SOMEWHERE IN TEXAS, SOMEWHEN IN THE SEVENTIES
“I remember my first rodeo. What an exciting day: my daddy took me and I rode a little sheep and stayed on the whole time. I was 26 years old and 6’3”. Plus, I wrapped my mutant legs all the way ’round that sheep two or three times.
“I could still be on him today, if it was of my choosing.
“So, when Big Bucktoothed Pete and Skippy Joe came by and asked me to invest in a rodeo, well: my checkbook was open. And it’s one of those old-fashioned rich-guy checkbooks with the leather case and the real long checks, because I’m Roy Head. Yes, that Roy Head.
“You should have heard of me.
“Big Bucktoothed Pete rented the land and Skippy Joe built the stands and the gates and the chutes and then a small medical building next door. Skippy Joe took amphetamines and built stuff, man. Guy’s drug addiction was useful: bought him an eight-ball one weekend and by Monday morning, the Mrs. was soapin’ up real good in her new steam shower. He also built a treehouse for the kids.
“It should not surprise you that Skippy Joe is dead.
“Me? Well, I threw some bucking broncos in my robin’s egg blue Lincoln Continental and hit that open highway to the show. First of all, that says a lot about the roominess and comfort that one can only find in a Lincoln Continental: Roy Head only drives cars Presidents done died in. Second of all, I did crash that robin’s egg blue Lincoln Continental, killing all them broncos.

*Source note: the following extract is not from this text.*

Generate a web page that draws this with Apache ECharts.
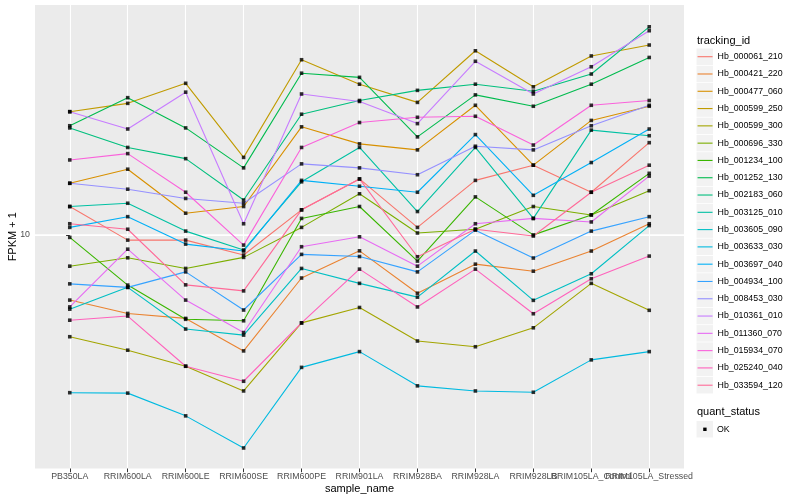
<!DOCTYPE html>
<html>
<head>
<meta charset="utf-8">
<script src="https://cdn.jsdelivr.net/npm/echarts@6/dist/echarts.min.js"></script>
<style>html,body{margin:0;padding:0;background:#fff;}#c{width:800px;height:500px;}</style>
</head>
<body>
<div id="c"></div>
<script>
const categories = ['PB350LA','RRIM600LA','RRIM600LE','RRIM600SE','RRIM600PE','RRIM901LA','RRIM928BA','RRIM928LA','RRIM928LB','RRIM105LA_Control','RRIM105LA_Stressed'];
const yTicks = [10];

const hb_000061_210 = [11.6, 9.73, 9.73, 9.00, 11.4, 13.4, 10.4, 13.3, 14.4, 12.5, 16.2];
const hb_000421_220 = [7.11, 6.63, 6.46, 5.45, 7.98, 9.20, 7.37, 8.58, 8.27, 9.19, 10.6];
const hb_000477_060 = [13.1, 14.1, 11.2, 11.6, 17.6, 16.1, 15.6, 19.7, 14.4, 18.2, 19.6];
const hb_000599_250 = [19.05, 19.9, 22.1, 15.0, 25.0, 22.0, 20.0, 26.2, 21.7, 25.5, 27.0];
const hb_000599_300 = [5.87, 5.47, 5.03, 4.42, 6.31, 6.84, 5.74, 5.57, 6.15, 7.76, 6.74];
const hb_000696_330 = [8.49, 8.87, 8.39, 8.89, 10.4, 12.4, 10.1, 10.3, 11.6, 11.1, 12.6];
const hb_001234_100 = [9.87, 7.69, 6.43, 6.38, 10.9, 11.6, 8.72, 12.2, 10.0, 11.1, 13.8];
const hb_001252_130 = [17.7, 20.5, 17.5, 14.2, 23.3, 22.8, 16.7, 20.8, 19.6, 22.0, 25.3];
const hb_002183_060 = [17.5, 15.8, 14.9, 12.0, 18.8, 20.2, 21.3, 22.0, 21.2, 23.2, 29.7];
const hb_003125_010 = [11.6, 11.8, 10.2, 9.24, 13.2, 15.8, 11.3, 15.8, 10.9, 17.3, 16.8];
const hb_003605_090 = [6.78, 7.60, 6.11, 5.92, 8.39, 7.76, 7.22, 9.19, 7.10, 8.16, 10.5];
const hb_003633_030 = [4.38, 4.37, 3.88, 3.28, 5.00, 5.43, 4.54, 4.42, 4.39, 5.20, 5.43];
const hb_003697_040 = [10.4, 11.0, 9.53, 9.19, 13.3, 12.9, 12.5, 16.9, 12.3, 14.6, 17.4];
const hb_004934_100 = [7.74, 7.60, 8.24, 6.75, 9.03, 8.93, 8.24, 10.25, 8.86, 10.2, 11.0];
const hb_008453_030 = [13.1, 12.7, 12.1, 11.8, 14.5, 14.2, 13.7, 15.9, 15.6, 17.7, 19.7];
const hb_010361_010 = [19.05, 17.4, 21.1, 10.6, 20.9, 20.1, 17.9, 24.8, 20.9, 24.1, 29.1];
const hb_011360_070 = [6.86, 9.28, 7.11, 6.00, 9.40, 9.90, 8.49, 10.6, 10.9, 10.7, 13.6];
const hb_015934_070 = [14.8, 15.3, 12.5, 9.48, 15.8, 18.0, 18.5, 18.6, 16.0, 19.7, 20.2];
const hb_025240_040 = [6.40, 6.54, 5.03, 4.65, 6.31, 8.36, 6.86, 8.36, 6.62, 7.95, 8.95];
const hb_033594_120 = [10.6, 10.3, 7.70, 7.46, 11.4, 13.4, 8.92, 10.3, 9.94, 12.5, 14.4];

const seriesNames = ['Hb_000061_210','Hb_000421_220','Hb_000477_060','Hb_000599_250','Hb_000599_300','Hb_000696_330','Hb_001234_100','Hb_001252_130','Hb_002183_060','Hb_003125_010','Hb_003605_090','Hb_003633_030','Hb_003697_040','Hb_004934_100','Hb_008453_030','Hb_010361_010','Hb_011360_070','Hb_015934_070','Hb_025240_040','Hb_033594_120'];
const seriesValues = [hb_000061_210,hb_000421_220,hb_000477_060,hb_000599_250,hb_000599_300,hb_000696_330,hb_001234_100,hb_001252_130,hb_002183_060,hb_003125_010,hb_003605_090,hb_003633_030,hb_003697_040,hb_004934_100,hb_008453_030,hb_010361_010,hb_011360_070,hb_015934_070,hb_025240_040,hb_033594_120];
const palette = ['#F8766D','#EA8331','#D89000','#C09B00','#A3A500','#7CAE00','#39B600','#00BB4E','#00BF7D','#00C1A3','#00BFC4','#00BAE0','#00B0F6','#35A2FF','#9590FF','#C77CFF','#E76BF3','#FA62DB','#FF62BC','#FF6A98'];

const FONT = 'Liberation Sans, Arial, sans-serif';
const catIdx = categories.map((c, i) => i);
const evenIdx = catIdx.filter(i => i % 2 === 0);
const oddIdx = catIdx.filter(i => i % 2 === 1);

const lineSeries = seriesNames.map((name, k) => ({
  name: name,
  type: 'line',
  data: seriesValues[k].map((v, i) => [i, v]),
  symbol: 'none',
  lineStyle: { color: palette[k], width: 1.1 },
  itemStyle: { color: palette[k] },
  silent: true,
  z: 2
}));

const pointData = [];
seriesValues.forEach(arr => arr.forEach((v, i) => pointData.push([i, v])));

const PANEL = { left: 35, top: 5, right: 684, bottom: 468.5 };
const firstCenter = 56.7, legendStep = 17.29;
const keyBoxes = seriesNames.map((n, k) => ({
  type: 'rect', left: 696.5, top: firstCenter - 8.25 + k * legendStep, z: -1,
  shape: { width: 16.5, height: 16.5 }, style: { fill: '#F2F2F2' }
}));
const staticGraphic = [
  { type: 'rect', left: PANEL.left, top: PANEL.top, z: -100, silent: true, shape: { width: PANEL.right - PANEL.left, height: PANEL.bottom - PANEL.top }, style: { fill: '#EBEBEB' } }
].concat(keyBoxes).concat([
  { type: 'text', left: 697, top: 35, style: { text: 'tracking_id', font: '11px ' + FONT, fill: '#000' } },
  { type: 'text', left: 697, top: 406, style: { text: 'quant_status', font: '11px ' + FONT, fill: '#000' } },
  { type: 'rect', left: 696.5, top: 421, z: -1, shape: { width: 16.5, height: 16.5 }, style: { fill: '#F2F2F2' } },
  { type: 'rect', left: 703.2, top: 427.6, shape: { width: 3.4, height: 3.4 }, style: { fill: '#000' } },
  { type: 'text', left: 717, top: 425, style: { text: 'OK', font: '8.8px ' + FONT, fill: '#000' } }
]);

const xLabelStyle = { fontFamily: FONT, fontSize: 8.8, color: '#4D4D4D', margin: 4, hideOverlap: false, showMinLabel: true, showMaxLabel: true };

const chart = echarts.init(document.getElementById('c'), null, { renderer: 'canvas' });
chart.setOption({
  animation: false,
  color: palette,
  grid: { left: PANEL.left, right: 800 - PANEL.right, top: PANEL.top, bottom: 500 - PANEL.bottom, show: false, containLabel: false, outerBoundsMode: 'none' },
  xAxis: [{
    type: 'value', min: -0.6, max: 10.6, position: 'bottom',
    name: 'sample_name', nameLocation: 'middle', nameGap: 15, nameMoveOverlap: false,
    nameTextStyle: { fontFamily: FONT, fontSize: 11, color: '#000' },
    axisLine: { show: false },
    axisTick: { show: true, length: 3.7, customValues: catIdx, lineStyle: { color: '#333333', width: 1 } },
    axisLabel: Object.assign({ customValues: evenIdx, formatter: v => categories[Math.round(v)] }, xLabelStyle),
    splitLine: { show: true, lineStyle: { color: '#FFFFFF', width: 1.1 } }
  }, {
    type: 'value', min: -0.6, max: 10.6, position: 'bottom', offset: 0,
    axisLine: { show: false },
    axisTick: { show: false },
    axisLabel: Object.assign({ customValues: oddIdx, formatter: v => categories[Math.round(v)] }, xLabelStyle),
    splitLine: { show: false }
  }],
  yAxis: {
    type: 'log', logBase: 10, min: 2.946, max: 33.29,
    name: 'FPKM + 1', nameLocation: 'middle', nameGap: 17, nameRotate: 90, nameMoveOverlap: false,
    nameTextStyle: { fontFamily: FONT, fontSize: 11, color: '#000' },
    axisLine: { show: false },
    axisTick: { show: true, length: 3.7, customValues: yTicks, lineStyle: { color: '#333333', width: 1 } },
    axisLabel: { customValues: yTicks, fontFamily: FONT, fontSize: 8.8, color: '#4D4D4D', margin: 5 },
    splitLine: { show: true, lineStyle: { color: '#FFFFFF', width: 1.1 } }
  },
  legend: {
    data: seriesNames, orient: 'vertical', left: 697, top: firstCenter - 6.8, padding: 0,
    itemWidth: 15, itemHeight: 17, itemGap: legendStep - 13.6,
    itemStyle: { opacity: 0 }, lineStyle: { width: 1.1 },
    textStyle: { fontFamily: FONT, fontSize: 8.8, color: '#000' },
    selectedMode: false
  },
  series: lineSeries.concat([{
    name: 'OK', type: 'scatter', data: pointData, symbol: 'rect', symbolSize: 3.6,
    itemStyle: { color: '#000' }, silent: true, z: 5
  }])
});

// horizontal major gridlines placed through the y axis scale
const yGridLines = yTicks.map(v => {
  const py = chart.convertToPixel({ yAxisIndex: 0 }, v);
  return { type: 'line', z: -50, silent: true,
    shape: { x1: PANEL.left, y1: py, x2: PANEL.right, y2: py },
    style: { stroke: '#FFFFFF', lineWidth: 1.1 } };
});
chart.setOption({ graphic: staticGraphic.concat(yGridLines) });
</script>
</body>
</html>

“Horses scream just the same way men do.
“Now, I will admit freely to carousing with these broncos before we got in the car to head down to the rodeo: Roy Head ain’t never told no lie, ‘specially when it comes to carousing. All’s I need is a strong drink and a dumb woman and I’m happy. So I will state before the Lord and y’all today that them horses and I were having a party and drinking Triple Crowns. That concoction is two parts whiskey, one part carrot juice, one part oats; then a midget jumps on your back and rides you around in a circle.
“I should have let one of the broncos drive.
“Their deaths are on my conscience! I hear their hoofbeats behind me, stalking me, running me down to Hell! They shall bear my soul down to the netherworld, I have seen it and plus a gypsy woman once agreed with me when I told her the story! The world shall remember my freakish flubber-legs, but the horses will remember a monster!”
“Sir, you’re going to have to leave the petting zoo.”
“DON’T MAKE ME LEAVE THE RODEO, DADDY HEAD!”
“You’re scaring the children and goats, sir.”